Herbert Rosendorfer: Der Gnadenbrotbäcker#
Herbert Rosendorfer: Der Gnadenbrotbäcker. Das Bilderbuch der Unberufe.
Illustrationen von Kay Voigtmann. Folio Verlag Wien 2009. 89 S., zahlreiche Farbillustrationen. € 19,50
Wer Wortwitz und hintergründigen Humor liebt, darf sich freuen. Herbert Rosendorfer hat mit "Der Gnadenbrotbäcker" 27 seltsamen (Un-)Berufen ein phantastisch-ironisches Denkmal gesetzt. Das hübsch ausgestattete Bändchen ist ein Geburtstagsgeschenk von (oder: für) Rosendorfer zu seinem 75. Diesmal hat es der vielseitige Autor, der in München an der Akademie der Bildenden Künste studierte, nicht selbst illustriert, wie "Vatikanische und andere Idyllen" (1992). Der Grafiker Kay Voigtmann hat die seltsamen Typen ebenso skurril ins Bild gesetzt, wie sie die Texte beschreiben. Es sind bei weitem nicht die ersten - und hoffentlich noch lange nicht die letzten - aus der spitzen Feder des Autors, der nicht nur als Staatsanwalt und Richter tätig war, sondern auch als Literaturprofessor, Historiker und Komponist. Bekannt sind u.a. "Der Ruinenbaumeister" (1969), "Briefe in die chinesische Vergangenheit" (1983) oder "Die Erfindung des SommerWinters" (1993).
Nun haben gängige Vokabel die dichterische Phantasie beflügelt, wie Sympathisant, Prophet oder Schriftsteller. Das Gewerbe des Sympathisanten zählt zu denen, die am schwierigsten zu erlernen sind, weil er sich genau entscheiden muss, was er sympathisch findet. Der Prophet wird häufig missverstanden, dabei ist er doch nur für die Prophezeiung verantwortlich und nicht für deren Eintreffen: "Dafür ist der Eintreffist zuständig." Schriftsteller ist ein relativ junger Beruf: "Er wurde aus dem älteren Beruf des Stellers entwickelt, der, wie schon der Name sagt, die Dinge auf- und richtig zu stellen hat." Der Schriftsteller Herbert Rosendorfer ist unvergleichlich erfolgreicher als sein im Buch vorgestellter Kollege Hermann Samuel Zweter. Er erhielt zahlreiche Preise und Auszeichnungen, so 2004 das Österreichische Ehrenkreuz für Wissenschaft und Kunst Erster Klasse.

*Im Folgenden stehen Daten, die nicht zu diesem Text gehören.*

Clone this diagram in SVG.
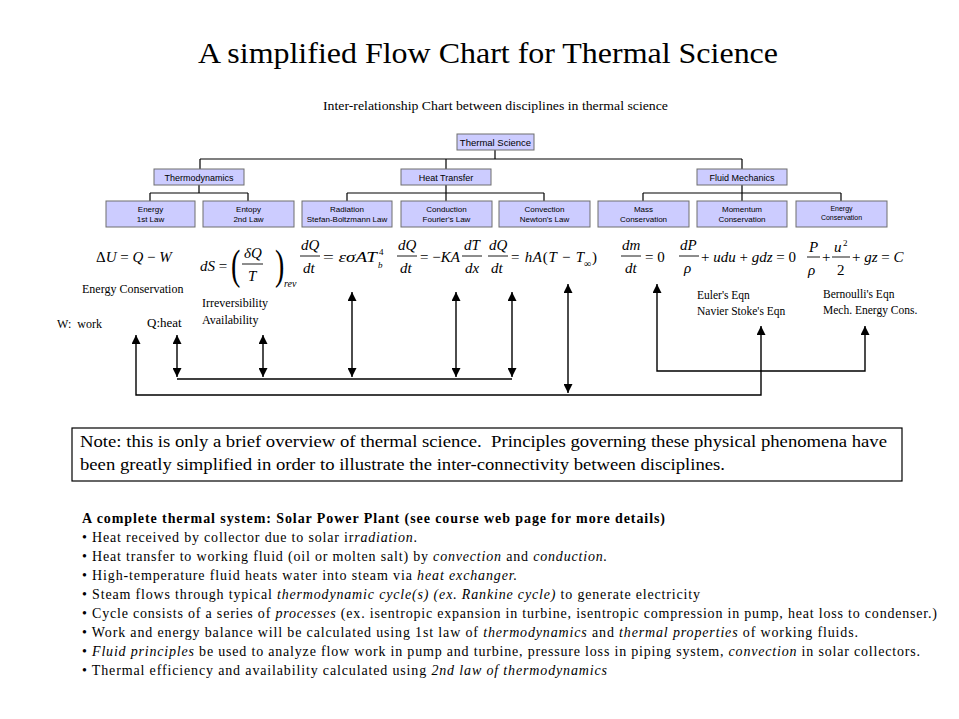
<svg xmlns="http://www.w3.org/2000/svg" width="959" height="719" viewBox="0 0 959 719">
<style>
.serif{font-family:"Liberation Serif","Times New Roman",serif;fill:#000}
.sans{font-family:"Liberation Sans",Arial,sans-serif;fill:#000;text-anchor:middle}
.box{fill:#ccccff;stroke:#6e6e6e;stroke-width:1}
.tl{fill:none;stroke:#000;stroke-width:1.2}
.ar{fill:none;stroke:#000;stroke-width:1.4}
.eq{font-family:"Liberation Serif","Times New Roman",serif;font-size:15px;fill:#000}
.it{font-style:italic}
.fl{stroke:#000;stroke-width:0.9}
.lbl{font-family:"Liberation Serif","Times New Roman",serif;font-size:12px;fill:#000}
.body{font-family:"Liberation Serif","Times New Roman",serif;font-size:14px;fill:#000}
</style>
<defs>
<marker id="ah" viewBox="0 0 10 10" refX="10" refY="5" markerUnits="userSpaceOnUse" markerWidth="11" markerHeight="9" orient="auto-start-reverse">
<path d="M0,0 L10,5 L0,10 z" fill="#000"/>
</marker>
</defs>
<rect width="959" height="719" fill="#fff"/>

<text class="serif" x="488" y="63" font-size="29" text-anchor="middle" textLength="580" lengthAdjust="spacingAndGlyphs">A simplified Flow Chart for Thermal Science</text>
<text class="serif" x="323" y="110" font-size="12" textLength="345" lengthAdjust="spacingAndGlyphs">Inter-relationship Chart between disciplines in thermal science</text>

<g id="tree-connectors">
<path class="tl" d="M495,150 V159 M200,159 H742 M200,159 V169 M446,159 V169 M742,159 V169"/>
<path class="tl" d="M199,185 V193 M150,193 H248 M150,193 V201 M248,193 V201"/>
<path class="tl" d="M446,185 V193 M347,193 H544 M347,193 V201 M446,193 V201 M544,193 V201"/>
<path class="tl" d="M742,185 V193 M643,193 H841 M643,193 V201 M742,193 V201 M841,193 V201"/>
</g>

<g id="thermal-science"><rect class="box" x="457" y="134" width="77" height="16"/><text class="sans" x="495.5" y="145.5" font-size="9.5">Thermal Science</text></g>
<g id="thermodynamics"><rect class="box" x="154" y="169" width="90" height="16"/><text class="sans" x="199" y="180.5" font-size="9">Thermodynamics</text></g>
<g id="heat-transfer"><rect class="box" x="401" y="169" width="90" height="16"/><text class="sans" x="446" y="180.5" font-size="9">Heat Transfer</text></g>
<g id="fluid-mechanics"><rect class="box" x="697" y="169" width="90" height="16"/><text class="sans" x="742" y="180.5" font-size="9">Fluid Mechanics</text></g>

<g id="energy-1st"><rect class="box" x="106" y="201" width="89" height="26"/><text class="sans" x="150.5" y="211.5" font-size="8">Energy</text><text class="sans" x="150.5" y="221.5" font-size="8">1st Law</text></g>
<g id="entropy-2nd"><rect class="box" x="203" y="201" width="91" height="26"/><text class="sans" x="248.5" y="211.5" font-size="8">Entopy</text><text class="sans" x="248.5" y="221.5" font-size="8">2nd Law</text></g>
<g id="radiation"><rect class="box" x="302" y="201" width="90" height="26"/><text class="sans" x="347" y="211.5" font-size="8">Radiation</text><text class="sans" x="347" y="221.5" font-size="8">Stefan-Boltzmann Law</text></g>
<g id="conduction"><rect class="box" x="401" y="201" width="91" height="26"/><text class="sans" x="446.5" y="211.5" font-size="8">Conduction</text><text class="sans" x="446.5" y="221.5" font-size="8">Fourier's Law</text></g>
<g id="convection"><rect class="box" x="499" y="201" width="91" height="26"/><text class="sans" x="544.5" y="211.5" font-size="8">Convection</text><text class="sans" x="544.5" y="221.5" font-size="8">Newton's Law</text></g>
<g id="mass-conservation"><rect class="box" x="598" y="201" width="91" height="26"/><text class="sans" x="643.5" y="211.5" font-size="8">Mass</text><text class="sans" x="643.5" y="221.5" font-size="8">Conservation</text></g>
<g id="momentum-conservation"><rect class="box" x="697" y="201" width="90" height="26"/><text class="sans" x="742" y="211.5" font-size="8">Momentum</text><text class="sans" x="742" y="221.5" font-size="8">Conservation</text></g>
<g id="energy-conservation"><rect class="box" x="796" y="201" width="91" height="26"/><text class="sans" x="841.5" y="210.5" font-size="7">Energy</text><text class="sans" x="841.5" y="219.5" font-size="7">Conservation</text></g>

<g id="equations">
<text class="eq" x="96" y="262">Δ<tspan class="it">U</tspan> = <tspan class="it">Q</tspan> − <tspan class="it">W</tspan></text>

<text class="eq" x="200" y="271"><tspan class="it">dS</tspan> =</text>
<text class="serif" x="231" y="279" font-size="43" transform="translate(231,279) scale(0.65,1) translate(-231,-279)">(</text>
<text class="eq it" x="244" y="258">δQ</text>
<line class="fl" x1="242" y1="264" x2="263" y2="264"/>
<text class="eq it" x="248" y="281">T</text>
<text class="serif" x="275" y="279" font-size="43" transform="translate(275,279) scale(0.65,1) translate(-275,-279)">)</text>
<text class="serif it" x="284" y="287" font-size="10">rev</text>

<text class="eq it" x="301" y="250">dQ</text>
<line class="fl" x1="300" y1="256" x2="320" y2="256"/>
<text class="eq it" x="303" y="273">dt</text>
<text class="eq" x="323" y="262" font-size="16" textLength="54" lengthAdjust="spacingAndGlyphs">= <tspan class="it">εσAT</tspan></text>
<text class="serif" x="379" y="255" font-size="9">4</text>
<text class="serif it" x="378" y="268" font-size="9">b</text>

<text class="eq it" x="398" y="250">dQ</text>
<line class="fl" x1="397" y1="256" x2="417" y2="256"/>
<text class="eq it" x="400" y="273">dt</text>
<text class="eq" x="420" y="262">= −<tspan class="it">KA</tspan></text>
<text class="eq it" x="464" y="250">dT</text>
<line class="fl" x1="462" y1="256" x2="482" y2="256"/>
<text class="eq it" x="465" y="273">dx</text>
<text class="eq it" x="489" y="250">dQ</text>
<line class="fl" x1="488" y1="256" x2="508" y2="256"/>
<text class="eq it" x="491" y="273">dt</text>
<text class="eq" x="511" y="262" textLength="73" lengthAdjust="spacing">= <tspan class="it">hA</tspan>(<tspan class="it">T</tspan> − <tspan class="it">T</tspan></text>
<text class="serif" x="584" y="267" font-size="10">∞</text>
<text class="eq" x="592" y="262">)</text>

<text class="eq it" x="622" y="250">dm</text>
<line class="fl" x1="621" y1="256" x2="641" y2="256"/>
<text class="eq it" x="625" y="273">dt</text>
<text class="eq" x="645" y="262">= 0</text>

<text class="eq it" x="680" y="250">dP</text>
<line class="fl" x1="679" y1="256" x2="699" y2="256"/>
<text class="eq it" x="684" y="273">ρ</text>
<text class="eq" x="701" y="262">+ <tspan class="it">udu</tspan> + <tspan class="it">gdz</tspan> = 0</text>

<text class="eq it" x="809" y="252">P</text>
<line class="fl" x1="807" y1="257" x2="820" y2="257"/>
<text class="eq it" x="808" y="275">ρ</text>
<text class="eq" x="822" y="262">+</text>
<text class="eq it" x="834" y="252">u</text>
<text class="serif" x="843" y="246" font-size="9">2</text>
<line class="fl" x1="832" y1="257" x2="850" y2="257"/>
<text class="eq" x="837" y="275">2</text>
<text class="eq" x="852" y="262">+ <tspan class="it">gz</tspan> = <tspan class="it">C</tspan></text>
</g>

<g id="labels">
<text class="lbl" x="82" y="293">Energy Conservation</text>
<text class="lbl" x="57" y="328" xml:space="preserve">W:  work</text>
<text class="serif" x="147" y="327" font-size="13">Q:heat</text>
<text class="lbl" x="202" y="307">Irreversibility</text>
<text class="lbl" x="202" y="324">Availability</text>
<text class="serif" x="697" y="299" font-size="11.5">Euler's Eqn</text>
<text class="serif" x="697" y="315" font-size="11.5">Navier Stoke's Eqn</text>
<text class="serif" x="823" y="298" font-size="11.5">Bernoulli's Eqn</text>
<text class="serif" x="823" y="314" font-size="11.5">Mech. Energy Cons.</text>
</g>

<g id="connectors">
<path class="ar" d="M177,335 V377" marker-start="url(#ah)" marker-end="url(#ah)"/>
<path class="ar" d="M263,335 V377" marker-start="url(#ah)" marker-end="url(#ah)"/>
<path class="ar" d="M352,292 V377" marker-start="url(#ah)" marker-end="url(#ah)"/>
<path class="ar" d="M456,292 V377" marker-start="url(#ah)" marker-end="url(#ah)"/>
<path class="ar" d="M512,292 V377" marker-start="url(#ah)" marker-end="url(#ah)"/>
<path class="ar" d="M177,379 H512"/>
<path class="ar" d="M568,284 V393" marker-start="url(#ah)" marker-end="url(#ah)"/>
<path class="ar" d="M136,335 V395 H761 V326" marker-start="url(#ah)" marker-end="url(#ah)"/>
<path class="ar" d="M657,284 V371 H865 V326" marker-start="url(#ah)" marker-end="url(#ah)"/>
</g>

<g id="note">
<rect x="72" y="428" width="830" height="53" fill="#fff" stroke="#000" stroke-width="1.2"/>
<text class="serif" x="80" y="447" font-size="16" textLength="807" lengthAdjust="spacingAndGlyphs" xml:space="preserve">Note: this is only a brief overview of thermal science.  Principles governing these physical phenomena have</text>
<text class="serif" x="80" y="470" font-size="16" textLength="645" lengthAdjust="spacingAndGlyphs">been greatly simplified in order to illustrate the inter-connectivity between disciplines.</text>
</g>

<g id="system-text">
<text class="body" x="82" y="523" font-weight="bold" textLength="583">A complete thermal system: Solar Power Plant (see course web page for more details)</text>
<text class="body" x="82" y="542" textLength="335">• Heat received by collector due to solar ir<tspan class="it">radiation</tspan>.</text>
<text class="body" x="82" y="561" textLength="525">• Heat transfer to working fluid (oil or molten salt) by <tspan class="it">convection</tspan> and <tspan class="it">conduction.</tspan></text>
<text class="body" x="82" y="580" textLength="435">• High-temperature fluid heats water into steam via <tspan class="it">heat exchanger.</tspan></text>
<text class="body" x="82" y="599" textLength="618">• Steam flows through typical <tspan class="it">thermodynamic cycle(s) (ex. Rankine cycle)</tspan> to generate electricity</text>
<text class="body" x="82" y="618" textLength="855">• Cycle consists of a series of <tspan class="it">processes</tspan> (ex. isentropic expansion in turbine, isentropic compression in pump, heat loss to condenser.)</text>
<text class="body" x="82" y="637" textLength="776">• Work and energy balance will be calculated using 1st law of <tspan class="it">thermodynamics</tspan> and <tspan class="it">thermal properties</tspan> of working fluids.</text>
<text class="body" x="82" y="656" textLength="838">• <tspan class="it">Fluid principles</tspan> be used to analyze flow work in pump and turbine, pressure loss in piping system, <tspan class="it">convection</tspan> in solar collectors.</text>
<text class="body" x="82" y="675" textLength="525">• Thermal efficiency and availability calculated using <tspan class="it">2nd law of thermodynamics</tspan></text>
</g>
</svg>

Der Autor erfindet völlig neue Professionen wie Holzbischof, Wortbeugel oder Freiluftist. Köstlich ist bei allen die Parodie wissenschaftlicher Nachweise historischer Szenarien, wie beim Einspanier, einem Hofbediensteten, der bei Feierlichkeiten am Wiener Kaiserhof den Festzug eröffnete: "Der Hofeinspanier hat keine andere Aufgabe, als darauf zu achten, daß er nicht schneller marschiert als der Zug hinter ihm. … Die Einrichtung des Amtes geht auf Kaiser Karl VI. zurück. " Wenn dann noch auf Mayers Konversationslexikon mit Angabe von Auflage, Erscheinungsjahr, Band und Seite verwiesen wird, könnte man es fast glauben - wüsste man nicht, dass der Autor vor Jahren einen Komponisten Otto Jägermeier (1870-1933) frei erfunden hat, der allen Ernstes Eingang in Musiklexika fand.
Nicht ganz einsichtig scheint hingegen, warum ausgerechnet der Glockenläutnant "trottelhafte Floskeln" wie "vor Ort", "außen vor lassen" oder "Schweinebraten" (als ob der Braten aus mehreren Schweinen bestünde) in die Welt setzte. "Dennoch erwähnt werden soll der Vorfall vom März 2008: Der Satan kam bei Gott ein, daß in Zukunft alle Politiker, die eine Stellungnahme mit 'Ich würde sagen, daß…' anfangen, nicht mehr in die Hölle kommen, denn der Platz reiche nicht mehr aus." Dass im Buch 'daß' geschrieben wird, hat einen guten Grund: Herbert Rosendorfer ist ein vehementer Kritiker der Rechtschreibreform von 1996 (laut Wikipedia unterzeichnete er die entsprechenden Erklärungen).